John Shipley from the St. Paul Pioneer Press on the crowd, or the lack thereof, at Thursday night's Wild-Coyotes game at Jobing.com Arena in Glendale, Arizona:
And finally, there is talk here about the Coyotes getting out of their Jobing.com Arena lease and being relocated back to Winnipeg, and after seeing the crowd that showed up Thursday it’s not hard to believe.
The crowd was announced at 13,296, but that was considerably more people than were actually in seats. The lower bowl wasn’t half filled, and the upper deck wasn’t one-third full.
It doesn’t help that this place is part of an unappetizing development at the edge of the metropolitan area. Westgate City Center also includes the Arizona Cardinals’ stadium, but it’s essentially a real estate deal that appears ready to die, a couple of acres' worth of restaurants, bars and shops wrapped in billboards and noise.
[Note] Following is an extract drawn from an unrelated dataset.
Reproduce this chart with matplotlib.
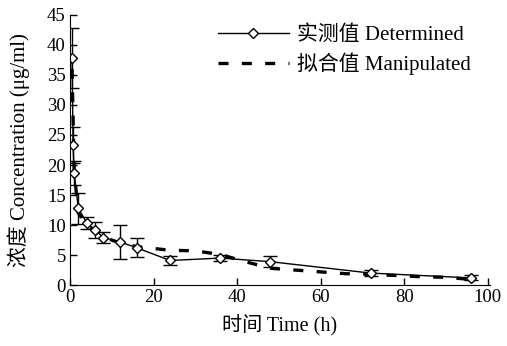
import numpy as np
import matplotlib.pyplot as plt
from matplotlib.lines import Line2D

plt.rcParams['font.family'] = ['Liberation Serif', 'Noto Sans CJK SC']

# measured data
t_meas = [0.5, 0.75, 1, 2, 4, 6, 8, 12, 16, 24, 36, 48, 72, 96]
c_meas = [37.8, 23.3, 18.7, 12.8, 10.4, 9.2, 7.9, 7.2, 6.2, 4.1, 4.5, 3.9, 2.0, 1.2]
c_err = [5.0, 3.0, 2.0, 2.6, 1.0, 1.3, 0.9, 2.8, 1.6, 0.7, 0.5, 0.9, 0.5, 0.4]

# fitted curve
t_fit = [0.5, 1, 2, 4, 6, 8, 12, 16, 20, 24, 30, 36, 42, 48, 54, 60, 66, 72, 78, 84, 90, 95]
c_fit = [36.0, 19.0, 12.0, 10.0, 9.0, 8.0, 7.0, 6.4, 6.1, 5.8, 5.7, 5.1, 3.9, 2.8, 2.5, 2.2, 1.9, 1.8, 1.6, 1.4, 1.3, 1.0]

fig = plt.figure(figsize=(5.07, 3.46), dpi=100)
ax = fig.add_axes([0.138, 0.176, 0.828, 0.781])

fit_style = dict(color='black', lw=2.4, ls=(0, (3, 4)))
meas_style = dict(color='black', lw=1.0, marker='D', markersize=5,
                  markerfacecolor='white', markeredgecolor='black', markeredgewidth=1.0)

ax.plot(t_fit, c_fit, **fit_style)
ax.errorbar(t_meas, c_meas, yerr=c_err, capsize=5, elinewidth=1.0, capthick=1.0,
            **meas_style)

ax.set_xlim(0, 100.5)
ax.set_ylim(0, 45)
ax.set_xticks(np.arange(0, 101, 20))
ax.set_yticks(np.arange(0, 46, 5))
ax.spines['top'].set_visible(False)
ax.spines['right'].set_visible(False)
ax.tick_params(direction='in', length=5, labelsize=13.5, width=1, pad=3)
ax.set_xlabel('时间 Time (h)', fontsize=14.5, labelpad=6)
ax.set_ylabel('浓度 Concentration (μg/ml)', fontsize=15, labelpad=12)

h0 = Line2D([0, 0.5, 1], [0, 0, 0], markevery=[1], **meas_style)
h1 = Line2D([], [], **fit_style)
ax.legend([h0, h1], ['实测值 Determined', '拟合值 Manipulated'],
          loc='upper right', frameon=False, fontsize=15, handlelength=3.4,
          handletextpad=0.4, labelspacing=0.35, bbox_to_anchor=(1.0, 1.03))

fig.savefig('out.png', dpi=100)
You walk in and think, “It looks like Donald Trump threw up in here.” And on a night without a game, it isn’t exactly hopping -- like the set of a post-apocalyptic movie.
Having attended two Wild-Coyotes games here in 2006-07, I can agree with Shipley 100%. The Westgate project was risky when money was easy. Now, with the USA in a severe recession, and tens of thousands laid off from every major industry, this project sticks out like a sore thumb. (It did anyway: you can see it from 3-4 miles away, once you go past the junkyards.) There are finally -- four years after the Westgate project was started -- hotels near the stadium. The problem? There aren't enough of them. Only two so far. Same for pretty much everything else out there. The Valley of the Sun is so spread out, that it takes a LONG time to get anywhere of consequence. Public Transit? Yeah, right. The words 'Phoenix' and 'public transit' go together like oil and water. And never the twain shall meet...
The LA Dodgers and Chicago White Sox will move their spring training to Glendale in 2010. But that's six weeks out of 52. The Cardinals? Ten dates, plus the occasional Super Bowl and every-other-decade playoff appearance. Throw in concerts, trade shows, etc., you may get 80-90 days' use of that area. The rest of the year, every thing is still out there, drying up in the Arizona sun. The area is a bear to get into, and a bitch to get out of after events (especially the Cardinals' games). There is no direct way from Westgate to Downtown Phoenix, which means you drive some distance before to get to turn towards Mesa, Scottsdale, Apache Jct., in other words, where the REAL money is in Arizona.
How much would Winnipeg give the Coyotes to come back? They probably could name their terms. And, in hockey-crazed Manitoba, the thought of the Jets returning makes for excellent speculation. How fun would it be to have the Wild and Winnipeg in the same division? A rivalry game we could actually attend without a three-hour flight to the West Coast or the edge of the Arctic Circle?
The currently 13,769-seat MTS Centre, designed to be expanded when an NHL team came calling, is 'small' by the Bettman-esque NHL standards, but would be a very good fit for the Coyotes, who would be able to considerably cut their operating costs just by moving closer to the rest of the hockey world than in the middle of the Arizona desert. And, with a salary cap now in place, the question of 'cost certainty', which was one of the major stumbling blocks to keeping the Jets in Manitoba in the first place, would be eliminated.
What would be better for the Coyotes organization? To play in front of 1/3-to-1/2 full home crowds, mostly made up of ex-pats from your opponents' city? Or an arena full of your fans, from your area, in a much more hockey-conducive environment? Do the Coyotes want to continue to be 5th fiddle in the Phoenix market, or be the 'whale in the swimming pool' in a market where you don't have to explain the concept of 'icing' or the 'power play'?
I can't wait to go back to Winnipeg for NHL hockey again...
WRT (who attended Jets' games at the old Winnipeg Arena)
4 comments:
I thought the problem with the NHL in Winnipeg was corporate sponsorship. Can anyone shed light on this? My memory's foggy on that subject.
Kevin: You were right that corportae sponsorship was (and still would be) a problem in Winnipeg. The crux of the issue is that there are no major Canadian corporations headquartered there, unlike the other six Canadian-based NHL franchise cities. Winnipeg would always be the 'Green Bay Packers' of the NHL...a small-market capital city which has one team and one team only to show for itself. The NBA has Sacramento and San Antonio, the NHL would have Winnipeg. (The NFL might have Tennessee, also, if the Preds decide to bail out of Music City.)
Oh, and I'm all for hockey back in Winnipeg.
How do we make it happen, it is 150 miles from my house and I am all for the Move or the return of the Jets.